On blended extensions in filtered abelian categories and motives with maximal unipotent radicals

TL;DR

This paper generalizes Grothendieck's theory of blended extensions to filtrations with multiple steps, applying it to classify motives with maximal unipotent radicals and fixed associated graded structures.

Contribution

It introduces a new framework for blended extensions with multiple filtration steps and applies it to classify certain mixed motives and their Galois groups.

Findings

Homological classification of motives with graded-independent associated graded

Extension of blended extension theory to arbitrary finite filtrations

Application to motives with maximal unipotent radicals

Abstract

Grothendieck's theory of blended extensions (extensions panach\'ees) gives a natural framework to study 3-step filtrations in abelian categories. We give a generalization of this theory that is suitable for filtrations with an arbitrary finite number of steps.
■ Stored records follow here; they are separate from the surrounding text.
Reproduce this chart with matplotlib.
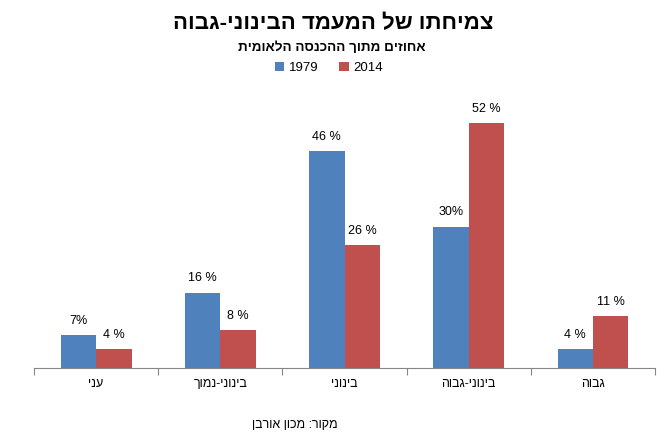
import matplotlib
matplotlib.use("Agg")
import matplotlib.pyplot as plt
import numpy as np

plt.rcParams['font.family'] = ['Liberation Sans', 'DejaVu Sans']

# נתונים
categories = ["עני", "בינוני-נמוך", "בינוני", "בינוני-גבוה", "גבוה"]
series_names = ["1979", "2014"]
values_1979 = [7, 16, 46, 30, 4]
values_2014 = [4, 8, 26, 52, 11]
labels_1979 = ["7%", "16 %", "46 %", "30%", "4 %"]
labels_2014 = ["4 %", "8 %", "26 %", "52 %", "11 %"]

title = "צמיחתו של המעמד הבינוני-גבוה"
subtitle = "אחוזים מתוך ההכנסה הלאומית"
source = "מקור: מכון אורבן"

BLUE = "#4F81BD"
RED = "#C0504D"


def rtl(s):
    # matplotlib has no bidi support, so flip Hebrew text for display
    return s[::-1]


fig = plt.figure(figsize=(6.67, 4.46), dpi=100)
ax = fig.add_axes([0.051, 0.175, 0.931, 0.634])

x = np.arange(len(categories))
w = 0.285
b1 = ax.bar(x - w / 2, values_1979, w, color=BLUE, label=series_names[0])
b2 = ax.bar(x + w / 2, values_2014, w, color=RED, label=series_names[1])

for bars, labs in [(b1, labels_1979), (b2, labels_2014)]:
    for bar, lab in zip(bars, labs):
        ax.annotate(lab, (bar.get_x() + bar.get_width() / 2, bar.get_height()),
                    xytext=(0, 6), textcoords="offset points",
                    ha="center", va="bottom", fontsize=9, color="black")

ax.set_xlim(-0.5, len(categories) - 0.5)
ax.set_ylim(0, 60)
ax.set_yticks([])
for side in ["left", "right", "top"]:
    ax.spines[side].set_visible(False)
ax.spines["bottom"].set_color("#868686")

# tick marks between categories, labels centered
ax.set_xticks(np.arange(len(categories) + 1) - 0.5)
ax.set_xticklabels([])
ax.tick_params(axis="x", which="major", length=5, color="#868686", direction="out")
ax.set_xticks(x, minor=True)
ax.set_xticklabels([rtl(c) for c in categories], minor=True, fontsize=9)
ax.tick_params(axis="x", which="minor", length=0, pad=7)

fig.text(0.5, 0.947, rtl(title), ha="center", va="center",
         fontsize=16, fontweight="bold")
fig.text(0.498, 0.893, rtl(subtitle), ha="center", va="center",
         fontsize=9.7, fontweight="bold")

fig.legend(handles=[b1, b2], labels=series_names, loc="center",
           bbox_to_anchor=(0.493, 0.847), ncol=2, frameon=False,
           fontsize=9.5, handlelength=0.7, handleheight=0.7,
           handletextpad=0.35, columnspacing=1.6)

fig.text(0.442, 0.047, rtl(source), ha="center", va="center", fontsize=9)

plt.savefig("out.png", dpi=100)
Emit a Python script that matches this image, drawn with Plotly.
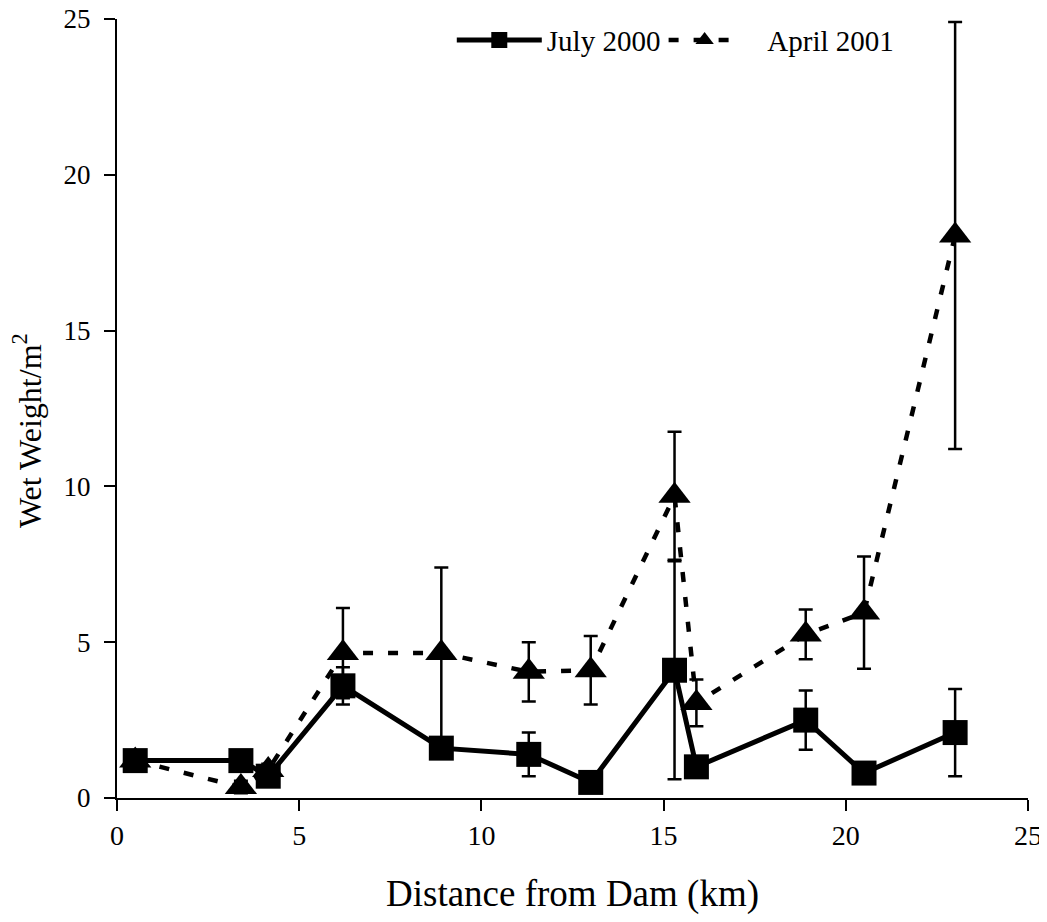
import plotly.graph_objects as go

distance_july = [0.5, 3.4, 4.15, 6.2, 8.9, 11.3, 13.0, 15.3, 15.9, 18.9, 20.5, 23.0]
weight_july = [1.2, 1.2, 0.7, 3.6, 1.6, 1.4, 0.5, 4.1, 1.0, 2.5, 0.8, 2.1]
err_july = [0.3, 0.3, 0.2, 0.6, 0.3, 0.7, 0.2, 3.5, 0.3, 0.95, 0.2, 1.4]

distance_april = [0.5, 3.4, 4.15, 6.2, 8.9, 11.3, 13.0, 15.3, 15.9, 18.9, 20.5, 23.0]
weight_april = [1.2, 0.35, 0.9, 4.65, 4.65, 4.05, 4.1, 9.7, 3.05, 5.25, 5.95, 18.05]
err_april = [0.2, 0.2, 0.2, 1.45, 2.75, 0.95, 1.1, 2.05, 0.75, 0.8, 1.8, 6.85]

FONT = "Liberation Serif"

# page body has an 8px default margin, so the figure is drawn 8px smaller and shifted
fig = go.Figure()
fig.add_trace(go.Scatter(
    x=distance_april, y=weight_april, name="\u00a0\u00a0\u00a0April 2001", mode="lines+markers",
    line=dict(color="black", width=4.5, dash="10px,15px"),
    marker=dict(symbol="triangle-up", size=28, color="black"),
    error_y=dict(type="data", array=err_april, visible=True, color="black", thickness=2.5, width=7),
    legend="legend2",
))
fig.add_trace(go.Scatter(
    x=distance_july, y=weight_july, name="July 2000", mode="lines+markers",
    line=dict(color="black", width=5),
    marker=dict(symbol="square", size=25, color="black"),
    error_y=dict(type="data", array=err_july, visible=True, color="black", thickness=2.5, width=7),
    legend="legend",
))

axis_common = dict(
    showline=True, linecolor="black", linewidth=2, showgrid=False, zeroline=False,
    ticks="outside", ticklen=11, tickwidth=1.5, tickcolor="black", automargin=False,
    ticklabeloverflow="allow",
)

legend_common = dict(orientation="h", y=0.973, xanchor="left", yanchor="middle",
                     font=dict(family=FONT, size=29, color="black"),
                     bgcolor="rgba(0,0,0,0)")

fig.update_layout(
    width=1039, height=914,
    margin=dict(l=109, r=19, t=11, b=124, autoexpand=False),
    paper_bgcolor="white", plot_bgcolor="white",
    font=dict(family=FONT, color="black"),
    showlegend=True,
    legend=dict(x=0.3675, itemwidth=85, **legend_common),
    legend2=dict(x=0.60, itemwidth=72, **legend_common),
    xaxis=dict(range=[0, 25], tickvals=[0, 5, 10, 15, 20, 25],
               tickfont=dict(family=FONT, size=28, color="black"),
               title=dict(text="Distance from Dam (km)", font=dict(family=FONT, size=37, color="black"), standoff=31),
               **axis_common),
    yaxis=dict(range=[0, 25], tickvals=[0, 5, 10, 15, 20, 25], ticklabelstandoff=8,
               tickfont=dict(family=FONT, size=27, color="black"),
               **axis_common),
    annotations=[dict(text="Wet Weight/m<sup>2</sup>", textangle=-90, showarrow=False,
                      xref="paper", yref="paper", x=-0.098, y=0.472,
                      xanchor="center", yanchor="middle",
                      font=dict(family=FONT, size=32, color="black"))],
)

fig.write_html("out.html")
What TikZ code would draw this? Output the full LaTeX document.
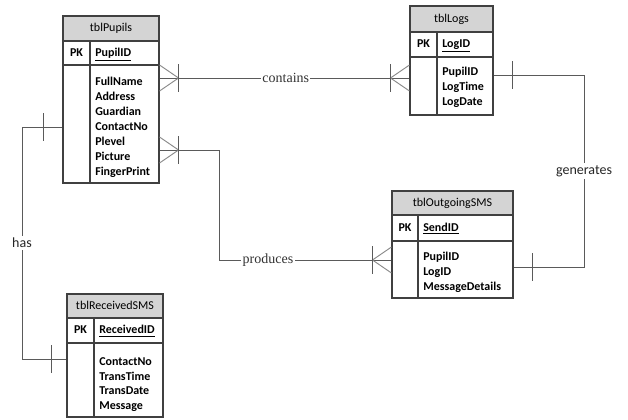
\documentclass[tikz,border=0pt]{standalone}
\usepackage{fontspec}
\setmainfont{Carlito}
\newfontfamily\tnrfont{Liberation Serif}
\usetikzlibrary{fit,calc}
\definecolor{hdrgray}{HTML}{D4D4D4}
\definecolor{bordergray}{HTML}{404040}
\definecolor{conngray}{HTML}{5A5A5A}
\definecolor{forkgray}{HTML}{8A8A8A}
\tikzset{
  tblborder/.style={draw=bordergray, line width=0.8pt, inner sep=0pt},
  tblline/.style={draw=bordergray, line width=0.8pt},
  hdrtext/.style={inner sep=0pt, font=\fontsize{9}{11}\selectfont, text height=7pt, text depth=2pt},
  pktext/.style={inner sep=0pt, font=\fontsize{9}{11}\selectfont\bfseries, text height=7pt, text depth=2pt},
  fld/.style={anchor=west, inner sep=0pt, font=\fontsize{9}{11}\selectfont\bfseries, text height=7pt, text depth=2pt},
  conn/.style={draw=conngray, line width=0.75pt},
  forkline/.style={draw=forkgray, line width=0.7pt},
  serlabel/.style={fill=white, inner sep=1pt, font=\fontsize{10.5}{12}\selectfont\tnrfont, text=black!80},
  sanlabel/.style={fill=white, inner sep=1.5pt, font=\fontsize{10.5}{12}\selectfont, text=black!85},
  crow/.pic={
    \draw[forkline] (0,-13) -- (19,0) -- (0,13);
    \draw[conn] (19,-14) -- (19,14);
  },
  onebar/.pic={
    \draw[conn] (19,-14) -- (19,14);
  }
}
\newcommand\mktable[9]{%
  \fill[hdrgray] (#2,#3) rectangle (#4,#6);
  \node[fit={(#2,#3) (#4,#5)}, tblborder] (#1) {};
  \draw[tblline] (#2,#6) -- (#4,#6) (#2,#7) -- (#4,#7) (#8,#6) -- (#8,#5);
  \node[hdrtext] (#1-title) at ({(#2+#4)/2},{(#3+#6)/2}) {#9};
  \node[pktext] (#1-pk) at ({(#2+#8)/2},{(#6+#7)/2}) {PK};
}
\begin{document}
\begin{tikzpicture}[x=0.75pt, y=-0.75pt]
\useasboundingbox (0,0) rectangle (628,419);

% tables
\mktable{pupils}{63}{16}{159}{183}{41}{65}{90}{tblPupils}
\node[fld] (pupils-pkf) at (95,53) {\underline{PupilID}};
\foreach \t [count=\i] in {FullName,Address,Guardian,ContactNo,Plevel,Picture,FingerPrint}
  \node[fld] (pupils-f\i) at (95,{82+15*(\i-1)}) {\t};

\mktable{logs}{410}{6}{493}{115}{32}{57}{437}{tblLogs}
\node[fld] (logs-pkf) at (442,44.5) {\underline{LogID}};
\foreach \t [count=\i] in {PupilID,LogTime,LogDate}
  \node[fld] (logs-f\i) at (442,{72+15*(\i-1)}) {\t};

\mktable{outgoing}{392}{191}{513}{298}{215}{241}{418}{tblOutgoingSMS}
\node[fld] (outgoing-pkf) at (423,228) {\underline{SendID}};
\foreach \t [count=\i] in {PupilID,LogID,MessageDetails}
  \node[fld] (outgoing-f\i) at (423,{257+15*(\i-1)}) {\t};

\mktable{received}{67}{294}{163}{417}{318}{343}{94}{tblReceivedSMS}
\node[fld] (received-pkf) at (99,330.5) {\underline{ReceivedID}};
\foreach \t [count=\i] in {ContactNo,TransTime,TransDate,Message}
  \node[fld] (received-f\i) at (99,{362+14.8*(\i-1)}) {\t};

% contains
\draw[conn] (pupils.east |- 0,78) -- (logs.west |- 0,78)
  node[serlabel, pos=0.505] (lcontains) {contains};
\pic at (pupils.east |- 0,78) {crow};
\pic[xscale=-1] at (logs.west |- 0,78) {crow};

% produces
\coordinate (p1) at (219,150);
\coordinate (p2) at (219,260);
\draw[conn] (pupils.east |- p1) -- (p1) -- (p2) -- (outgoing.west |- p2);
\node[serlabel] (lproduces) at (268,260) {produces};
\pic at (pupils.east |- p1) {crow};
\pic[xscale=-1] at (outgoing.west |- p2) {crow};

% generates
\coordinate (g1) at (584,75);
\coordinate (g2) at (584,267);
\draw[conn] (logs.east |- g1) -- (g1) -- (g2) -- (outgoing.east |- g2);
\node[sanlabel] (lgenerates) at (584,171) {generates};
\pic at (logs.east |- g1) {onebar};
\pic at (outgoing.east |- g2) {onebar};

% has
\coordinate (h1) at (22,127);
\coordinate (h2) at (22,359);
\draw[conn] (pupils.west |- h1) -- (h1) -- (h2) -- (received.west |- h2);
\node[sanlabel] (lhas) at (22,243) {has};
\pic[xscale=-1] at (pupils.west |- h1) {onebar};
\pic[xscale=-1] at ($(received.west |- h2)+(4,0)$) {onebar};
\end{tikzpicture}
\end{document}
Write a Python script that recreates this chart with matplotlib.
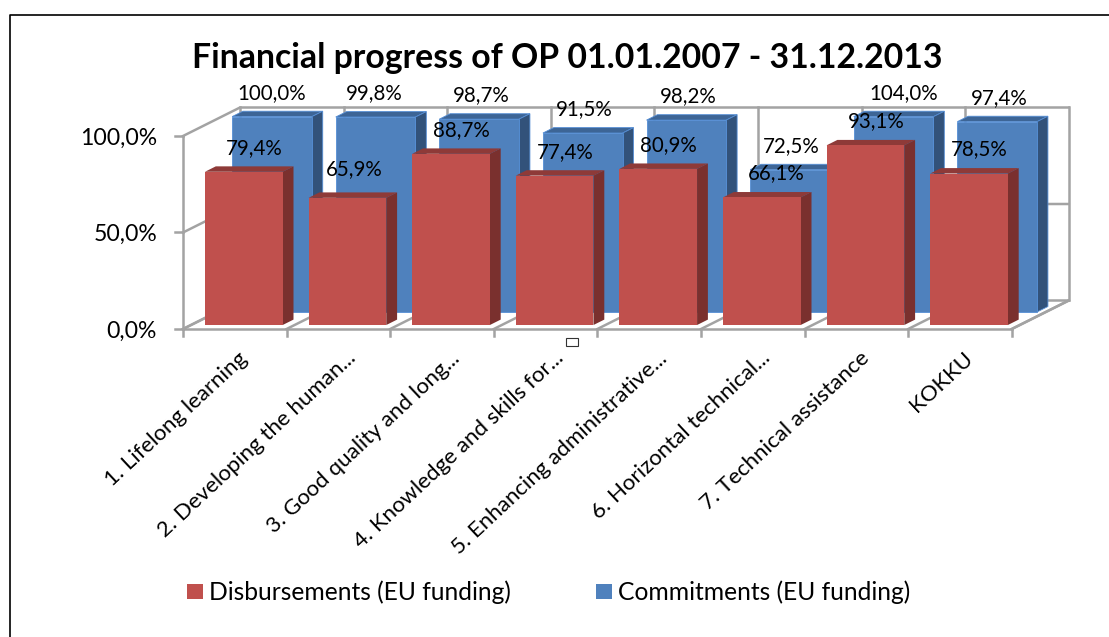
import matplotlib
matplotlib.use('Agg')
import matplotlib.pyplot as plt
from matplotlib.lines import Line2D
from matplotlib.patches import Polygon, Rectangle

plt.rcParams['font.family'] = ['Lato', 'DejaVu Sans']

# Data
categories = ['1. Lifelong learning', '2. Developing the human...', '3. Good quality and long...',
              '4. Knowledge and skills for...', '5. Enhancing administrative...',
              '6. Horizontal technical...', '7. Technical assistance', 'KOKKU']
disbursements = [79.4, 65.9, 88.7, 77.4, 80.9, 66.1, 93.1, 78.5]
commitments = [100.0, 99.8, 98.7, 91.5, 98.2, 72.5, 104.0, 97.4]
y_ticks = [0, 50, 100]
y_max = 100

W, H = 1109, 637
X0, Y0 = 183, 329      # pixel position of the front axis corner
CAT_W, PCT_H = 103.6, 1.93
DEPTH_X = 57 / CAT_W   # wall depth in data units
DEPTH_Y = 28.5 / PCT_H
GRID = '#A3A3A3'

# hand placed labels in the original
blue_nudge = {0: (-2, 0), 1: (-3, 0), 6: (9, 0)}
red_nudge = {1: (-4, 5), 5: (4, 0)}


def fmt(v):
    return f'{v:.1f}%'.replace('.', ',')


def proj(x, y, d=0.0):
    return (x + d * DEPTH_X, y + d * DEPTH_Y)


def draw_bar(ax, i, value, left, width, d, thick, colors, bottom=0.0, edge=None):
    front, top, side = colors
    v = min(value, y_max)
    xl, xr = i + left, i + left + width
    ec = edge if edge else 'none'
    ax.add_patch(Polygon([proj(xl, v, d), proj(xr, v, d), proj(xr, v, d + thick), proj(xl, v, d + thick)],
                         fc=top, ec=ec, lw=0.6, zorder=3 + i))
    ax.add_patch(Polygon([proj(xr, bottom, d), proj(xr, v, d), proj(xr, v, d + thick), proj(xr, bottom, d + thick)],
                         fc=side, ec=ec, lw=0.6, zorder=3 + i))
    ax.add_patch(Polygon([proj(xl, bottom, d), proj(xr, bottom, d), proj(xr, v, d), proj(xl, v, d)],
                         fc=front, ec=ec, lw=0.6, zorder=3 + i))


fig = plt.figure(figsize=(W / 100, H / 100), dpi=100)
ax = fig.add_axes([0, 0, 1, 1])
ax.set_xlim(-X0 / CAT_W, (W - X0) / CAT_W)
ax.set_ylim(-(H - Y0) / PCT_H, Y0 / PCT_H)
ax.axis('off')

n = len(categories)
grid_kw = dict(color=GRID, lw=1.8, zorder=1, solid_capstyle='projecting')

# walls and gridlines
for t in y_ticks:
    ax.plot(*zip(proj(0, t), proj(0, t, 1), proj(n, t, 1)), **grid_kw)
    ax.plot([-8 / CAT_W, 0], [t, t], **grid_kw)
ax.plot([0, 0], [0, y_max], **grid_kw)
ax.plot([0, n], [0, 0], **grid_kw)
ax.plot(*zip(proj(n, 0), proj(n, 0, 1)), **grid_kw)
for i in range(n + 1):
    ax.plot(*zip(proj(i, 0, 1), proj(i, y_max, 1)), **grid_kw)
    ax.plot(*zip(proj(i, 0), proj(i, 0, 1)), **grid_kw)
    ax.plot([i, i], [0, -7 / PCT_H], **grid_kw)

# bars
for i, v in enumerate(commitments):
    draw_bar(ax, i, v, 0.10, 0.77, 0.68, 0.19, ('#4F81BD', '#3D6596', '#32527A'), bottom=-1.2, edge='#558ED5')
for i, v in enumerate(disbursements):
    draw_bar(ax, i, v, 0.135, 0.75, 0.14, 0.19, ('#C0504D', '#8E3A38', '#7A302E'))

# data labels, drawn above the bars
for i, v in enumerate(commitments):
    x, y = proj(i + 0.50, min(v, y_max), 0.68)
    dx, dy = blue_nudge.get(i, (0, 0))
    ax.annotate(fmt(v), (x, y), xytext=(dx, 24 + dy), textcoords='offset pixels', ha='center', va='center',
                fontsize=14.8, color='black', zorder=30)
for i, v in enumerate(disbursements):
    x, y = proj(i + 0.61, v, 0.14)
    dx, dy = red_nudge.get(i, (0, 0))
    ax.annotate(fmt(v), (x, y), xytext=(dx, 24 + dy), textcoords='offset pixels', ha='center', va='center',
                fontsize=14.8, color='black', zorder=30)

# axis labels
for t in y_ticks:
    ax.annotate(fmt(t), (0, t), xytext=(-26, -2), textcoords='offset pixels', ha='right', va='center',
                fontsize=16.6, color='black')
for i, c in enumerate(categories):
    # the shortened names sit a bit further right
    dx = 8 if c.endswith('...') else 3
    ax.annotate(c, (i + 0.5, 0), xytext=(dx, -19), textcoords='offset pixels', ha='right', va='top',
                rotation=43, rotation_mode='anchor', fontsize=16, color='black')

fig.text(567.5 / W, 1 - 58 / H, 'Financial progress of OP 01.01.2007 - 31.12.2013', ha='center', va='center',
         fontsize=24.35, fontweight='bold', color='black')

# legend
for lx, col, lab in [(187, '#C0504D', 'Disbursements (EU funding)'), (596, '#4F81BD', 'Commitments (EU funding)')]:
    fig.add_artist(Rectangle((lx / W, 1 - 599 / H), 16 / W, 15 / H, transform=fig.transFigure, fc=col, ec='none'))
    fig.text((lx + 22) / W, 1 - 592 / H, lab, ha='left', va='center', fontsize=17.7, color='black')

# border and stray handle
fig.add_artist(Line2D([9.5 / W, 9.5 / W, 1], [0, 1 - 14.5 / H, 1 - 14.5 / H], color='black', lw=1.2))
fig.add_artist(Rectangle((566 / W, 1 - 346 / H), 12 / W, 8 / H, transform=fig.transFigure, fc='white', ec='#333333', lw=0.8))

fig.savefig('out.png', dpi=100)
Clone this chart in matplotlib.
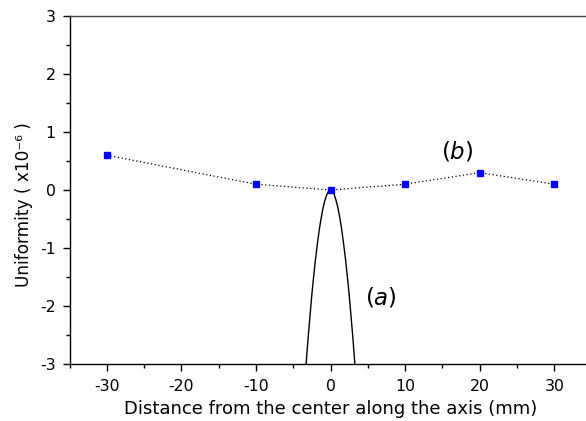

We use this generalization to study two natural classification problems for objects with a fixed associated graded in an abelian category equipped with a filtration similar to the weight filtration on mixed Hodge structures. We then give an application to the study of mixed motives with a given associated graded and maximal unipotent radicals of motivic Galois groups. We prove a homological classification result for such motives when the given associated graded is "graded-independent", a condition defined in the paper. The special case of this result for motives with 3 weights was proved earlier with K. Murty under some extra hypotheses.